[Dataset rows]
━━━━━━━━━━━━━━━━━━━━━━━━━━━━━━

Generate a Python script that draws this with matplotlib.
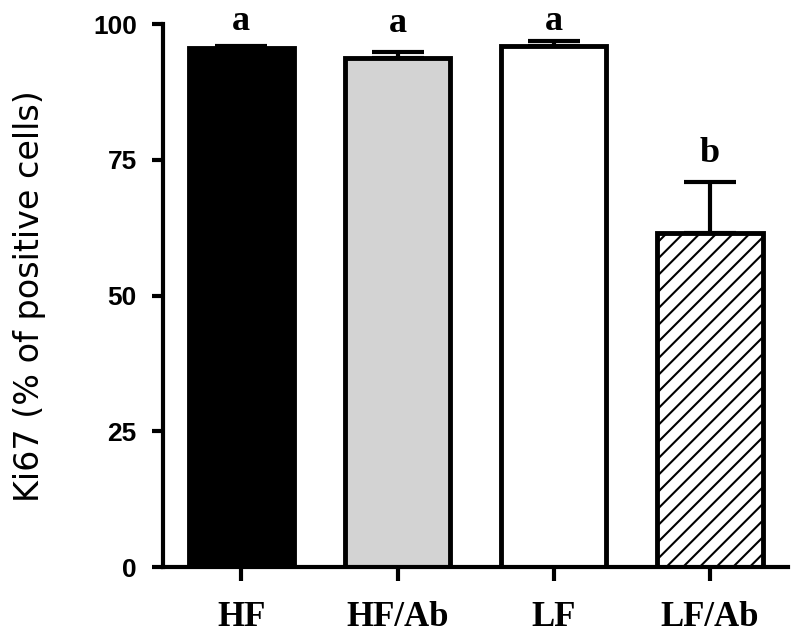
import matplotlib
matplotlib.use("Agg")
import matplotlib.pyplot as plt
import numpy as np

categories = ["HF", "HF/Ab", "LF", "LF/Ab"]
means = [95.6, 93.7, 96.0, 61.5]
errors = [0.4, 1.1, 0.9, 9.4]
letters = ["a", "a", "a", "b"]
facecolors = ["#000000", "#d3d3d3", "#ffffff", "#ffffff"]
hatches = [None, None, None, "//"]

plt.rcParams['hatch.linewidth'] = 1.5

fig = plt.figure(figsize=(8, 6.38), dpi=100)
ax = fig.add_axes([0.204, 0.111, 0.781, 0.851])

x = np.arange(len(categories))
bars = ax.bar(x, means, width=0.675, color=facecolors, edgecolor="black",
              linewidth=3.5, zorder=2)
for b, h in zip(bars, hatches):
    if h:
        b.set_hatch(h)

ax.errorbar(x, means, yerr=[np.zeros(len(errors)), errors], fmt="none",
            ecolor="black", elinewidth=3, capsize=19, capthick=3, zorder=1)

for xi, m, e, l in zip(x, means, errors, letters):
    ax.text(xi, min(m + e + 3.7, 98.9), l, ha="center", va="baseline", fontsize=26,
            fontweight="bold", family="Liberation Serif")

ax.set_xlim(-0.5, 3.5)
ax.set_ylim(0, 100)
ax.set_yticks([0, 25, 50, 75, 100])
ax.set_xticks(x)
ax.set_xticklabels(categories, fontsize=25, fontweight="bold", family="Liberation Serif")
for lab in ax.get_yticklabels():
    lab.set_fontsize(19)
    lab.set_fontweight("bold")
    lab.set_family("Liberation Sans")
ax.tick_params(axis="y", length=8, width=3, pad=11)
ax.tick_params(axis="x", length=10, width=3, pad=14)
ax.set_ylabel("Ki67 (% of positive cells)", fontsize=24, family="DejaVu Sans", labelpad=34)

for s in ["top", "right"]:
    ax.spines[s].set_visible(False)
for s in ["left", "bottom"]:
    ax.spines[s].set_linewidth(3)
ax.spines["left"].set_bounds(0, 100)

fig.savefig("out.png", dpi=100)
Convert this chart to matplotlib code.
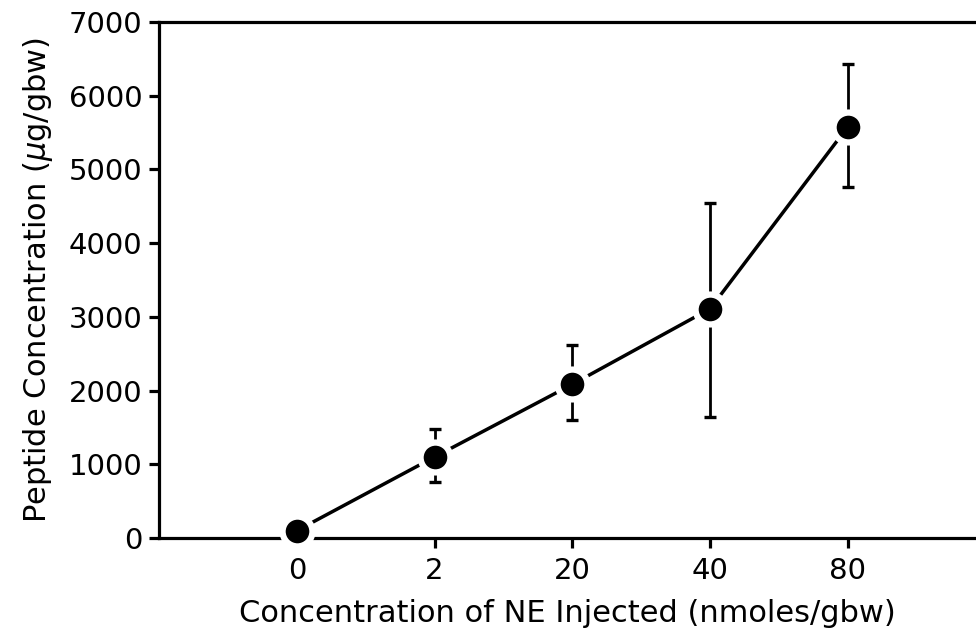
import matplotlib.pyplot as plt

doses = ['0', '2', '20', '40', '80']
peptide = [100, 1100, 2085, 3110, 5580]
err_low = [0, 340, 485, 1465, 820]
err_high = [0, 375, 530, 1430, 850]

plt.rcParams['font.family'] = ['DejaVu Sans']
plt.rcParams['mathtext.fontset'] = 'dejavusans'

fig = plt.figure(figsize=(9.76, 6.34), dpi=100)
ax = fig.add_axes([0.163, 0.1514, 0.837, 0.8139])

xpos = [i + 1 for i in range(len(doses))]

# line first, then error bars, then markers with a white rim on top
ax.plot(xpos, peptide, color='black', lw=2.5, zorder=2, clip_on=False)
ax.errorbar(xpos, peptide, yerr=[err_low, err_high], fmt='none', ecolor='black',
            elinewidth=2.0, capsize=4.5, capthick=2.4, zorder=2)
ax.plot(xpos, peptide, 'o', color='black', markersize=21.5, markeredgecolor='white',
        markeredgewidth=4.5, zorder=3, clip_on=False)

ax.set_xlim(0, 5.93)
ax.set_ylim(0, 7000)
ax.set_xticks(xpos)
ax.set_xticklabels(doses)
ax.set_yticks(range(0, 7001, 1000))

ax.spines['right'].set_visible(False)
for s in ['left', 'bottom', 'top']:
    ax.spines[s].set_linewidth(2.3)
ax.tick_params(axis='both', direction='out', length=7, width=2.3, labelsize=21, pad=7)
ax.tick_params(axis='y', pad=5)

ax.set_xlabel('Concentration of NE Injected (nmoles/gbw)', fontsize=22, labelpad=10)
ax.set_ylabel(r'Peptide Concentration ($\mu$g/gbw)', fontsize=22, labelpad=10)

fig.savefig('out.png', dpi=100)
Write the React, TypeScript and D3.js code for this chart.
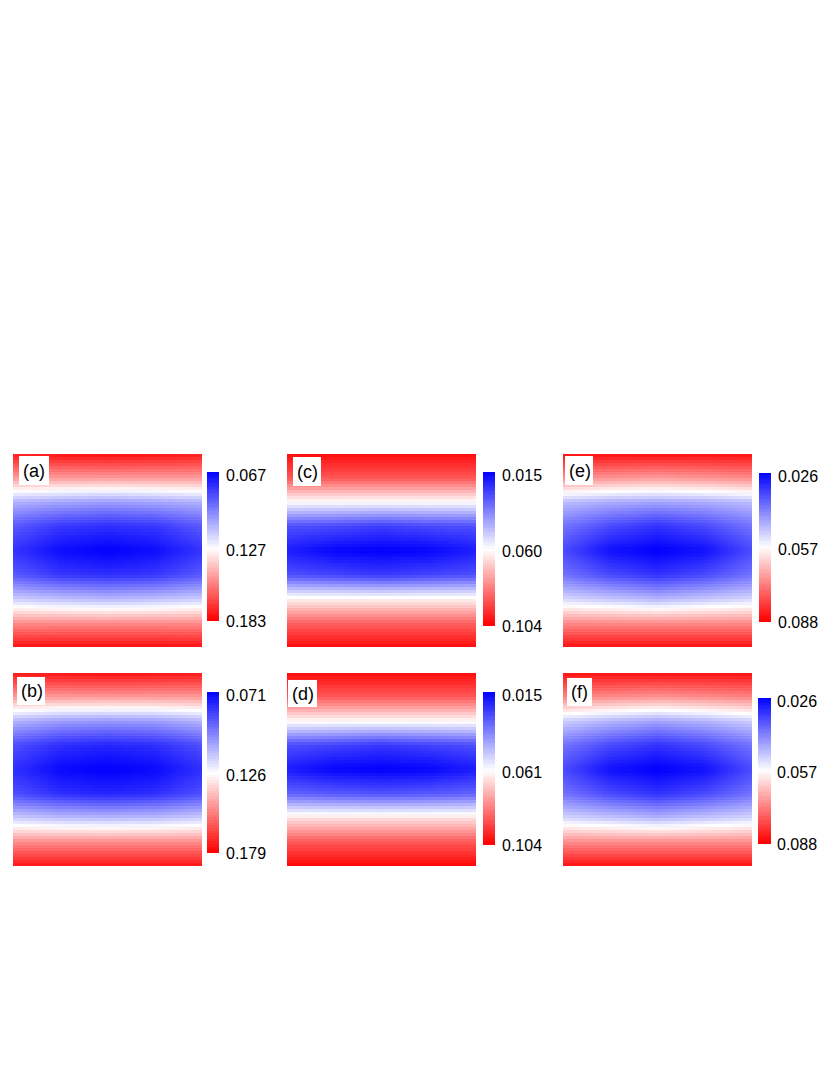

━━━━━━━━━━━━━━━━━━━━━━━━━━━━━━

**Work required**
Reproduce the data verbatim. Do not carry any picture into the copy.

**Response to this task**
Generate a Python script that draws this with matplotlib.
import matplotlib
matplotlib.use("Agg")
import matplotlib.pyplot as plt
import numpy as np

categories = ["HF", "HF/Ab", "LF", "LF/Ab"]
means = [95.6, 93.7, 96.0, 61.5]
errors = [0.4, 1.1, 0.9, 9.4]
letters = ["a", "a", "a", "b"]
facecolors = ["#000000", "#d3d3d3", "#ffffff", "#ffffff"]
hatches = [None, None, None, "//"]

plt.rcParams['hatch.linewidth'] = 1.5

fig = plt.figure(figsize=(8, 6.38), dpi=100)
ax = fig.add_axes([0.204, 0.111, 0.781, 0.851])

x = np.arange(len(categories))
bars = ax.bar(x, means, width=0.675, color=facecolors, edgecolor="black",
              linewidth=3.5, zorder=2)
for b, h in zip(bars, hatches):
    if h:
        b.set_hatch(h)

ax.errorbar(x, means, yerr=[np.zeros(len(errors)), errors], fmt="none",
            ecolor="black", elinewidth=3, capsize=19, capthick=3, zorder=1)

for xi, m, e, l in zip(x, means, errors, letters):
    ax.text(xi, min(m + e + 3.7, 98.9), l, ha="center", va="baseline", fontsize=26,
            fontweight="bold", family="Liberation Serif")

ax.set_xlim(-0.5, 3.5)
ax.set_ylim(0, 100)
ax.set_yticks([0, 25, 50, 75, 100])
ax.set_xticks(x)
ax.set_xticklabels(categories, fontsize=25, fontweight="bold", family="Liberation Serif")
for lab in ax.get_yticklabels():
    lab.set_fontsize(19)
    lab.set_fontweight("bold")
    lab.set_family("Liberation Sans")
ax.tick_params(axis="y", length=8, width=3, pad=11)
ax.tick_params(axis="x", length=10, width=3, pad=14)
ax.set_ylabel("Ki67 (% of positive cells)", fontsize=24, family="DejaVu Sans", labelpad=34)

for s in ["top", "right"]:
    ax.spines[s].set_visible(False)
for s in ["left", "bottom"]:
    ax.spines[s].set_linewidth(3)
ax.spines["left"].set_bounds(0, 100)

fig.savefig("out.png", dpi=100)
Convert this chart to matplotlib code.
import matplotlib.pyplot as plt

doses = ['0', '2', '20', '40', '80']
peptide = [100, 1100, 2085, 3110, 5580]
err_low = [0, 340, 485, 1465, 820]
err_high = [0, 375, 530, 1430, 850]

plt.rcParams['font.family'] = ['DejaVu Sans']
plt.rcParams['mathtext.fontset'] = 'dejavusans'

fig = plt.figure(figsize=(9.76, 6.34), dpi=100)
ax = fig.add_axes([0.163, 0.1514, 0.837, 0.8139])

xpos = [i + 1 for i in range(len(doses))]

# line first, then error bars, then markers with a white rim on top
ax.plot(xpos, peptide, color='black', lw=2.5, zorder=2, clip_on=False)
ax.errorbar(xpos, peptide, yerr=[err_low, err_high], fmt='none', ecolor='black',
            elinewidth=2.0, capsize=4.5, capthick=2.4, zorder=2)
ax.plot(xpos, peptide, 'o', color='black', markersize=21.5, markeredgecolor='white',
        markeredgewidth=4.5, zorder=3, clip_on=False)

ax.set_xlim(0, 5.93)
ax.set_ylim(0, 7000)
ax.set_xticks(xpos)
ax.set_xticklabels(doses)
ax.set_yticks(range(0, 7001, 1000))

ax.spines['right'].set_visible(False)
for s in ['left', 'bottom', 'top']:
    ax.spines[s].set_linewidth(2.3)
ax.tick_params(axis='both', direction='out', length=7, width=2.3, labelsize=21, pad=7)
ax.tick_params(axis='y', pad=5)

ax.set_xlabel('Concentration of NE Injected (nmoles/gbw)', fontsize=22, labelpad=10)
ax.set_ylabel(r'Peptide Concentration ($\mu$g/gbw)', fontsize=22, labelpad=10)

fig.savefig('out.png', dpi=100)
Write the React, TypeScript and D3.js code for this chart.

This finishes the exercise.